Illinois University Drops Use of Standardized Tests in Admissions

Illinois University Drops Use of Standardized Tests in Admissions
Students pass by Cole Hall as they walk to class at Northern Illinois University in DeKalb, Ill., on Feb. 25, 2008. Scott Olson/Getty Images
Matthew Vadum
Updated:

DeKalb-based Northern Illinois University announced that it will stop using standardized tests in its undergraduate admissions process and will instead admit every applicant with a grade point average of 3.0 or higher.

Some evidence suggests the school’s decision may be related to the fact that it’s having a hard time attracting students.

Standardized testing has been part of the American educational experience since the 1800s, but its use expanded after the enactment of the federal No Child Left Behind Act in 2002, which began to require annual testing in all 50 states. Student achievement has slipped since then, leading some to blame the testing itself for students’ shortcomings. But others champion the tests, which they claim fairly and objectively measure students’ achievements.

The move is meant to “eliminate unnecessary and biased barriers,” NIU President Lisa Freeman said in a statement. The policy change “comes from our deep commitment to making a college education both accessible and equitable for a broad and diverse student population.”

Provost Beth Ingram added that a student’s grade point average would suffice in the future because it makes standardized testing scores “irrelevant.” She said the school was optimistic that the new policy would “encourage good students to focus on getting the most out of their high school classes.”

As of the fall 2021 semester, high school seniors applying to the school won’t have to forward standardized test scores, according to NIU.

Standardized testing has long come under fire from both left and right, criticized as part of a cookie-cutter, one-size-fits-all approach to education that fails to take into account students’ particular aptitudes and needs.

Some complain that the testing regimen favors well-off students who can afford to take courses to prepare for the various tests.

Some even say it laid the foundation for the college admissions bribery scandals of 2019, in which rich and famous parents paid large sums of money to get their children into college on fraudulent grounds.

There is a similar hostility among parents and some education activists about Common Core standards. Past polling suggests that Americans nationwide are skeptical of Common Core, but the program, aimed at applying uniform standards for measuring academic progress across the country, remains in effect across most of the United States.

But while NIU has been claiming that standardized testing is now obsolete, its enrollment figures, which have been dropping, tell another story, an analysis of state data by The Chicago Tribune suggests.

Although the number of first-time freshman students enrolled at NIU has been steady for some years, overall enrollment has plummeted 32 percent since 2009.

Two other state schools, Southern Illinois University and Western Illinois University, are now embracing “test-optional” policies after their enrollment rates fell dramatically.
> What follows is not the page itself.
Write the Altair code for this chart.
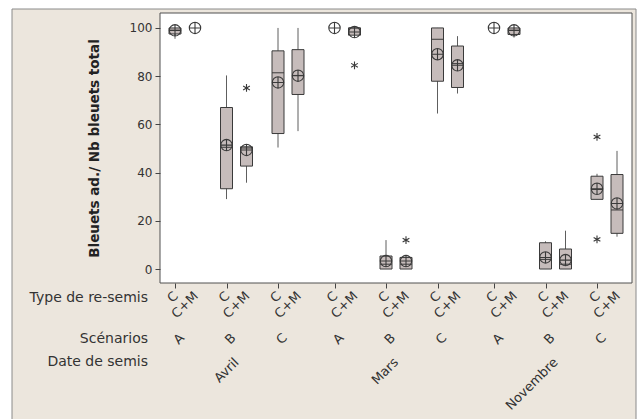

Enrollment at Southern Illinois University fell 42.5 percent since 2009, from 20,350 to 11,695 students. At Western Illinois University, enrollment came down 40 percent in the same period, from 12,679 to 7,624.

The dropping of standardized tests in admissions by these state schools came after pressure forced the New York-based College Board in August 2019 to withdraw its proposed “adversity score” from the SAT, which is used in the college admissions process. The organization develops and administers K–12 and post-secondary tests and curricula used to facilitate college admissions. That change, now abandoned, would have generated a score based on the socioeconomic background of the student writing the test.

Parents, educators, and scholars such as Heather Mac Donald of the Manhattan Institute had protested the adversity score, saying it would institutionalize race as a factor in college admissions and would encourage admissions fraud.